L’insegnamento del continente africano contro l’affermazione della pena capitale

Articolo di Domenico Letizia

La pandemia ha contribuito all’emergere di una giurisprudenza emergenziale e irrispettosa della dignità umana in molti contesti geopolitici del nostro pianeta. L’Occidente ha assistito ad una serie di arretramenti giuridici sul piano dei diritti umani e dello stato di diritto. Al contrario, il continente che genera novità e positività è quello africano.

L’ultima notizia di una certa caratura riguarda una vicenda che l’organizzazione internazionale contro la pena di morte Nessuno Tocchi Caino ha seguito nel tempo e da tempo. Riguarda un Paese nel cuore del continente nero, la Repubblica Democratica del Congo. Il due gennaio, il Presidente Felix Tshisekedi ha graziato, tra gli altri, due uomini, il colonnello Eddy Kapend e Georges Leta, ritenuti responsabili dell’assassinio dell’ex Presidente Laurent-Désiré Kabila freddato da tre colpi d’arma da fuoco nel suo ufficio vent’anni fa, il 16 gennaio 2001, per mano di una delle sue guardie del corpo che venne poi subito uccisa.

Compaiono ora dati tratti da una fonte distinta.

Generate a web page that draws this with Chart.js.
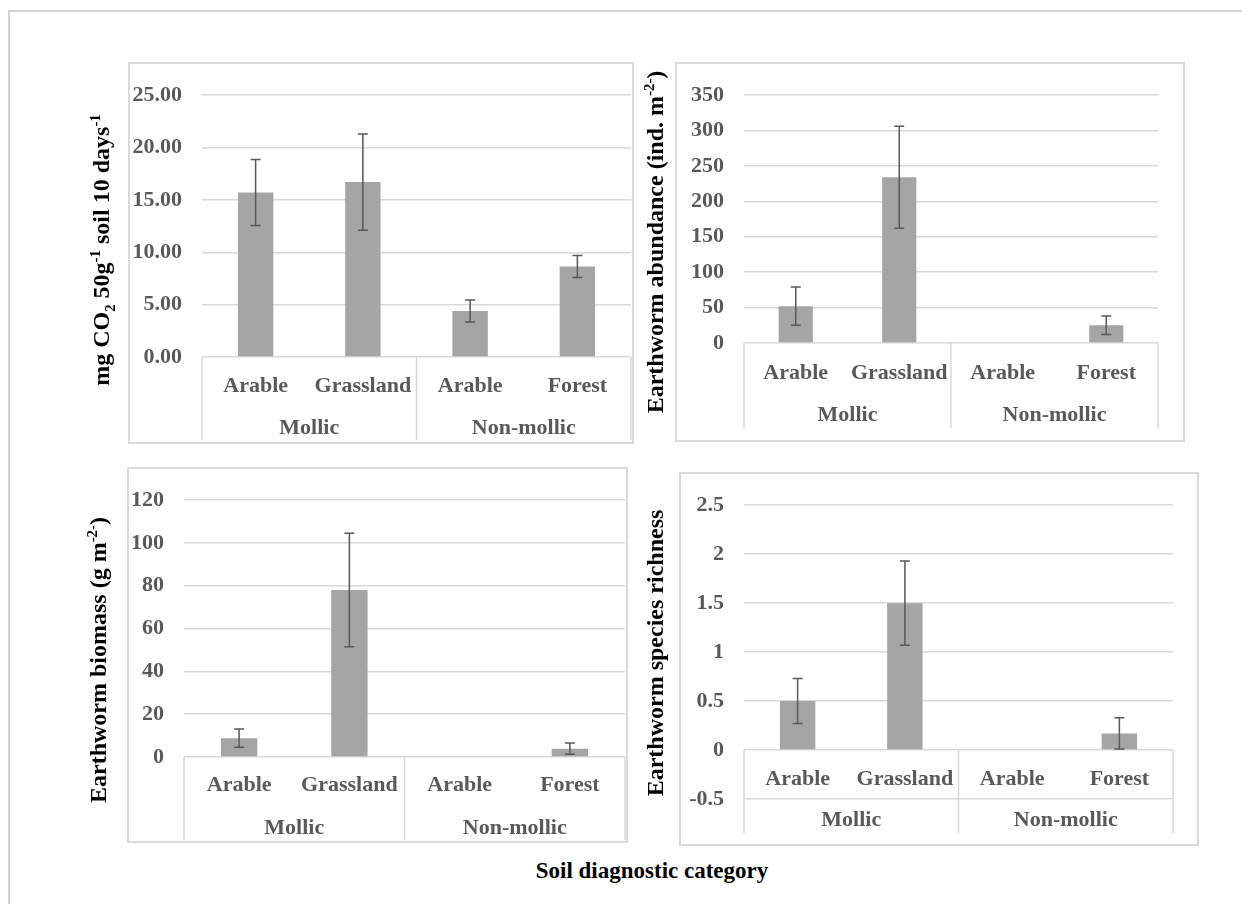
<!DOCTYPE html>
<html>
<head>
<meta charset="utf-8">
<title>Soil diagnostic category</title>
<script src="https://cdn.jsdelivr.net/npm/chart.js@4.4.0/dist/chart.umd.min.js"></script>
<style>
    html, body { margin: 0; padding: 0; background: #fff; }
    body {
        width: 1242px; height: 904px; position: relative; overflow: hidden;
        font-family: "Liberation Serif", "Times New Roman", serif;
    }
    .frame {
        position: absolute; left: 8px; top: 10px; width: 1400px; height: 1000px;
        border-left: 2px solid #d4d4d4; border-top: 2px solid #d4d4d4;
    }
    .panel { position: absolute; }
    .panel canvas { position: absolute; left: 0; top: 0; }
    .panel .box {
        position: absolute; left: 0; top: 0; right: 0; bottom: 0;
        box-sizing: border-box; border: 2px solid #dadada; pointer-events: none;
    }
    .ytitle {
        position: absolute; white-space: nowrap; font-weight: bold; font-size: 24px;
        color: #000; line-height: 1; transform: translate(-50%, -50%) rotate(-90deg);
    }
    .ytitle sup, .ytitle sub { font-size: 0.62em; line-height: 0; }
    .xtitle {
        position: absolute; white-space: nowrap; font-weight: bold; font-size: 23px;
        color: #000; line-height: 1; transform: translate(-50%, -50%);
    }
</style>
</head>
<body>
<div class="frame"></div>

<div class="panel" style="left:128px; top:62px; width:506px; height:382px;">
    <canvas id="co2Chart" width="506" height="382"></canvas><div class="box"></div>
</div>
<div class="panel" style="left:675px; top:62px; width:510px; height:380px;">
    <canvas id="abundanceChart" width="510" height="380"></canvas><div class="box"></div>
</div>
<div class="panel" style="left:127px; top:467px; width:501px; height:376px;">
    <canvas id="biomassChart" width="501" height="376"></canvas><div class="box"></div>
</div>
<div class="panel" style="left:679px; top:472px; width:520px; height:374px;">
    <canvas id="richnessChart" width="520" height="374"></canvas><div class="box"></div>
</div>

<div class="ytitle" style="left:101px; top:250px;">mg CO<sub>2</sub> 50g<sup>-1</sup> soil 10 days<sup>-1</sup></div>
<div class="ytitle" style="left:655px; top:242px;">Earthworm abundance (ind. m<sup>-2-</sup>)</div>
<div class="ytitle" style="left:98px; top:660px;">Earthworm biomass (g m<sup>-2-</sup>)</div>
<div class="ytitle" style="left:655px; top:653px;">Earthworm species richness</div>
<div class="xtitle" style="left:652px; top:870px;">Soil diagnostic category</div>

<script>
// Categories (two-level axis)
const categories = ['Arable', 'Grassland', 'Arable', 'Forest'];
const soilGroups = ['Mollic', 'Non-mollic'];

// Soil respiration (mg CO2 50g-1 soil 10 days-1)
const co2Values = [15.7, 16.7, 4.4, 8.65];
const co2Errors = [3.15, 4.6, 1.05, 1.05];
const co2Range = [0, 25, 5];

// Earthworm abundance (ind. m-2)
const abundanceValues = [52, 234, 0, 25];
const abundanceErrors = [27, 72, 0, 13];
const abundanceRange = [0, 350, 50];

// Earthworm biomass (g m-2)
const biomassValues = [8.8, 78, 0, 3.9];
const biomassErrors = [4.3, 26.5, 0, 2.6];
const biomassRange = [0, 120, 20];

// Earthworm species richness
const richnessValues = [0.5, 1.5, 0, 0.17];
const richnessErrors = [0.23, 0.43, 0, 0.16];
const richnessRange = [-0.5, 2.5, 0.5];

const tickFont = { family: 'Liberation Serif', size: 22, weight: 'bold' };
const tickColor = '#595959';
const lineColor = '#d9d9d9';

// Draws the +/- error whiskers on top of each bar
const errorBarPlugin = {
    id: 'errorBars',
    afterDatasetsDraw(chart, args, opts) {
        const errors = opts.errors || [];
        const values = chart.data.datasets[0].data;
        const meta = chart.getDatasetMeta(0);
        const yScale = chart.scales.y;
        const ctx = chart.ctx;
        ctx.save();
        ctx.strokeStyle = '#595959';
        ctx.lineWidth = 1.5;
        meta.data.forEach((bar, i) => {
            const err = errors[i];
            if (!err) return;
            const x = bar.x;
            const top = yScale.getPixelForValue(values[i] + err);
            const bottom = yScale.getPixelForValue(values[i] - err);
            ctx.beginPath();
            ctx.moveTo(x, top);
            ctx.lineTo(x, bottom);
            ctx.moveTo(x - 5, top);
            ctx.lineTo(x + 5, top);
            ctx.moveTo(x - 5, bottom);
            ctx.lineTo(x + 5, bottom);
            ctx.stroke();
        });
        ctx.restore();
    }
};

// Vertical separators of the grouped category axis (Excel style)
const categoryBoxPlugin = {
    id: 'categoryBox',
    afterDraw(chart, args, opts) {
        const xScale = chart.scales.x;
        const top = chart.scales.y.getPixelForValue(0);
        const bottom = chart.height - (opts.gap || 4);
        const mid = (xScale.getPixelForValue(1) + xScale.getPixelForValue(2)) / 2;
        const ctx = chart.ctx;
        ctx.save();
        ctx.strokeStyle = lineColor;
        ctx.lineWidth = 1.5;
        [chart.chartArea.left, mid, chart.chartArea.right].forEach(px => {
            ctx.beginPath();
            ctx.moveTo(px, top);
            ctx.lineTo(px, bottom);
            ctx.stroke();
        });
        ctx.restore();
    }
};

function buildPanel(canvasId, values, errors, range, cfg) {
    const canvas = document.getElementById(canvasId);
    return new Chart(canvas, {
        type: 'bar',
        data: {
            labels: categories,
            datasets: [{
                data: values,
                xAxisID: 'x',
                backgroundColor: '#a5a5a5',
                borderWidth: 0,
                barPercentage: 0.33,
                categoryPercentage: 1
            }]
        },
        options: {
            responsive: false,
            animation: false,
            events: [],
            layout: { padding: { top: cfg.padTop, right: cfg.padRight, left: 0, bottom: 0 } },
            plugins: {
                legend: { display: false },
                tooltip: { enabled: false },
                errorBars: { errors: errors },
                categoryBox: { gap: cfg.lineGap }
            },
            scales: {
                x: {
                    type: 'category',
                    position: cfg.crossAtZero ? { y: 0 } : 'bottom',
                    weight: 0,
                    grid: { display: false, drawTicks: false },
                    border: { display: false },
                    ticks: { font: tickFont, color: tickColor, padding: cfg.catPad, autoSkip: false, maxRotation: 0 },
                    afterFit: scale => { scale.height = cfg.catHeight; }
                },
                x2: {
                    type: 'category',
                    labels: soilGroups,
                    position: 'bottom',
                    weight: 1,
                    offset: true,
                    grid: { display: false, drawTicks: false },
                    border: { display: false },
                    ticks: { font: tickFont, color: tickColor, padding: cfg.groupPad, autoSkip: false, maxRotation: 0 },
                    afterFit: scale => { scale.height = cfg.groupHeight; }
                },
                y: {
                    min: range[0],
                    max: range[1],
                    grid: { color: lineColor, lineWidth: 1.5, drawTicks: false },
                    border: { display: false },
                    ticks: {
                        stepSize: range[2],
                        padding: 20,
                        font: tickFont,
                        color: tickColor,
                        callback: cfg.format
                    },
                    afterFit: scale => { scale.width = cfg.axisWidth; }
                }
            }
        },
        plugins: [errorBarPlugin, categoryBoxPlugin]
    });
}

const plainNumber = v => String(+v.toFixed(2));

buildPanel('co2Chart', co2Values, co2Errors, co2Range, {
    padTop: 15, padRight: 3, axisWidth: 74,
    catHeight: 46, catPad: 16, groupHeight: 41, groupPad: 12, lineGap: 4,
    format: v => v.toFixed(2)
});
buildPanel('abundanceChart', abundanceValues, abundanceErrors, abundanceRange, {
    padTop: 26, padRight: 27, axisWidth: 69,
    catHeight: 47, catPad: 17, groupHeight: 52, groupPad: 12, lineGap: 14,
    format: plainNumber
});
buildPanel('biomassChart', biomassValues, biomassErrors, biomassRange, {
    padTop: 28, padRight: 3, axisWidth: 57,
    catHeight: 46, catPad: 15, groupHeight: 40, groupPad: 12, lineGap: 3,
    format: plainNumber
});
buildPanel('richnessChart', richnessValues, richnessErrors, richnessRange, {
    padTop: 25, padRight: 26, axisWidth: 65, crossAtZero: true,
    catHeight: 46, catPad: 16, groupHeight: 47, groupPad: 8, lineGap: 13,
    format: plainNumber
});
</script>
</body>
</html>
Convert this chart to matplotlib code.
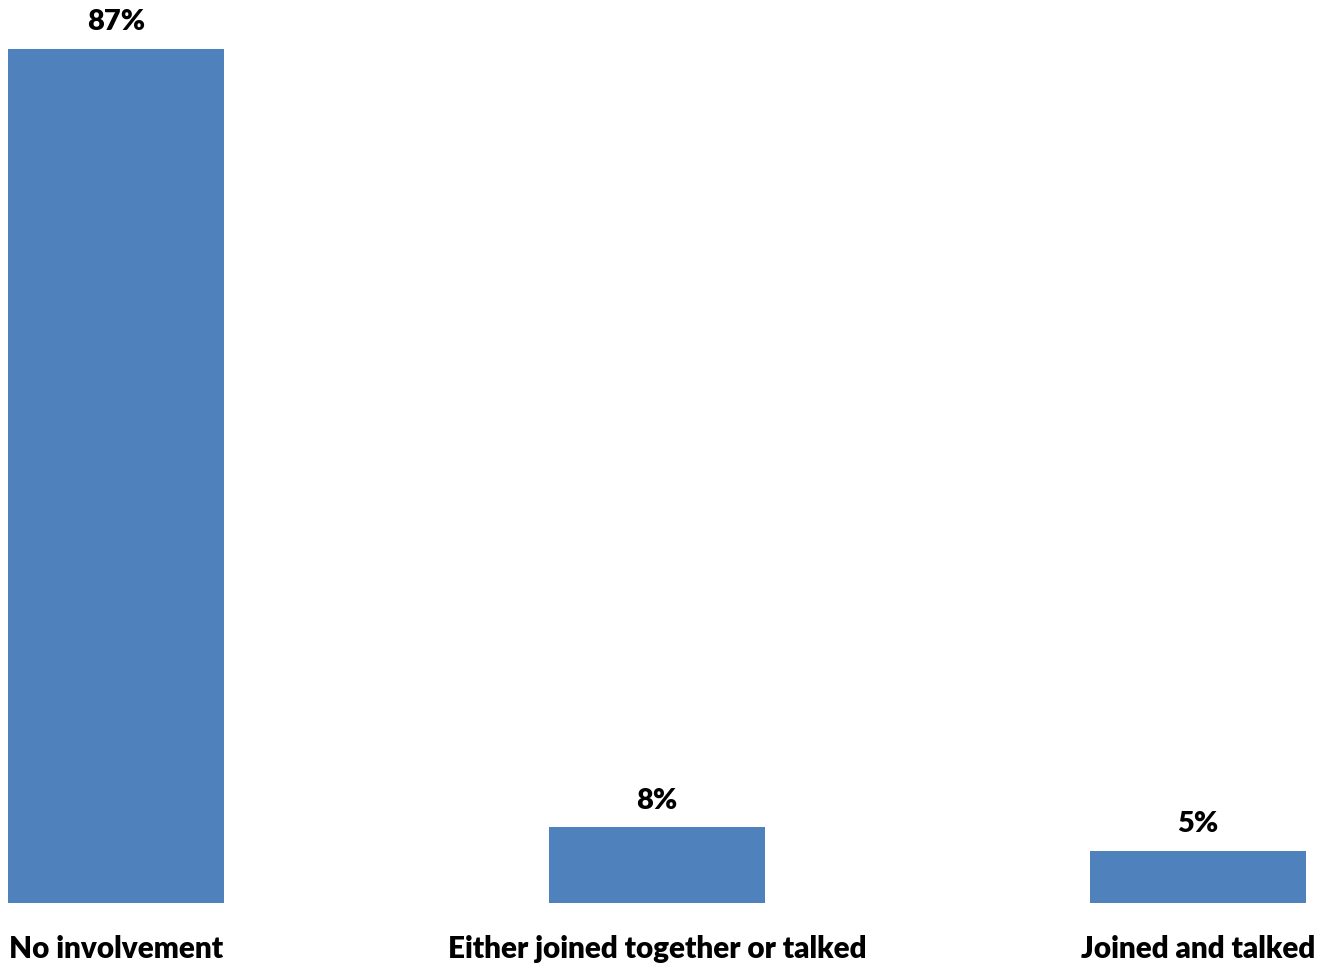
import matplotlib
matplotlib.use("Agg")
import matplotlib.pyplot as plt

categories = ["No involvement", "Either joined together or talked", "Joined and talked"]
values = [87, 7.7, 5.3]
value_labels = ["87%", "8%", "5%"]

plt.rcParams['font.family'] = ['Lato', 'DejaVu Sans']

fig = plt.figure(figsize=(13.17, 9.66), dpi=100)
ax = fig.add_axes([0, 63/966, 1, 1 - 63/966])
x = list(range(len(categories)))
bars = ax.bar(x, values, width=216/541, color="#4F81BD")
ax.set_xlim(-116/541, (1317-116)/541)
ax.set_ylim(0, 87 + 49/9.816)
for xi, v, lab in zip(x, values, value_labels):
    ax.annotate(lab, (xi, v), xytext=(0, 10), textcoords="offset points",
                ha="center", va="bottom", fontsize=21, fontweight="heavy", color="black")
ax.set_xticks(x)
ax.set_xticklabels(categories, fontsize=21.3, fontweight="heavy")
ax.tick_params(axis="x", length=0, pad=23)
ax.set_yticks([])
for s in ax.spines.values():
    s.set_visible(False)
fig.savefig("out.png", dpi=100)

Il figlio Joseph Kabila, che gli successe alla presidenza del Paese quando non era ancora trentenne, si vide rendere giustizia di lì a poco. Nel 2003, un tribunale militare emise una trentina di condanne a morte per l’assassinio del padre. Ci fu una grande mobilitazione internazionale per scongiurare quelle esecuzioni. Kabila ha governato il suo Paese per 18 anni prima che Tshisekedi vincesse le elezioni nel dicembre 2018. Durante questo tempo ha mantenuto la moratoria delle esecuzioni mentre quell’atto di clemenza che non ha voluto o saputo concedere e sembra quasi averlo voluto passare in consegna al suo successore. Tshisekedi ha reagito esercitando il diritto.

Il 30 giugno 2020, aveva commutato le condanne a morte in ergastoli. Poi, il 31 dicembre 2020, ha stabilito che i detenuti che a quella data avessero trascorso in carcere 20 anni, venissero liberati. «Il provvedimento interessa quindi Eddy Kapend e alcuni membri del suo gruppo», ha spiegato Giscard Kusema, addetto stampa presidenziale che ha precisato come la grazia presidenziale sia una misura di portata generale e di carattere non personale.

La RDC ci rivolge così un invito accorato alla grazia, alla capacità di costruire un equilibrio che sappia, nel tempo, contemperare e superare la giustizia penale. Coincidenza vuole che, il 2 gennaio, quando Eddy Kapend in RDC torna libero, il Kazakistan si libera definitivamente dalla pena di morte con la firma del Capo dello Stato Kassym-Jomart Tokayev alla legge di ratifica del Secondo Protocollo opzionale al Patto Internazionale sui Diritti Civili e Politici, che obbliga gli Stati all’abolizione. Eventi che dimostrano l’efficacia delle missioni internazionali, da sostenere e rafforzare, per sviluppare ulteriori sinergie politiche e diplomatiche contro l’emergere della pena di morte.

I Paesi citati sono stati oggetto di missioni internazionali, con report di approfondimento, da parte di Nessuno tocchi Caino e l’azione della Ngo ha influito positivamente sui decisori politici delle due realtà statuali. Un riconoscimento che viene ribadito anche dalle istituzioni europee. Il Comitato dei Ministri del Consiglio d’Europa ha eletto Elisabetta Zamparutti, tesoriera di Nessuno tocchi Caino, al Comitato europeo per la Prevenzione della Tortura (CPT) quale componente per conto dell’Italia.

Il secondo mandato della Zamparutti durerà dal 3 febbraio 2021 al 19 dicembre 2023. È stato l’esito felice di un iter lungo, con i suoi ostacoli e le sue avversità. Una vittoria del diritto resa possibile anche grazie all’azione dell’ambasciatore Giulio Maria Terzi, del deputato Sandro Gozi, della deputata Deborah Bergamini, del senatore Roberto Rampi e di Andrea Nicolosi. Un nuovo protagonismo tutto italiano per l’affermazione dei diritti universalmente riconosciuti dell’umanità.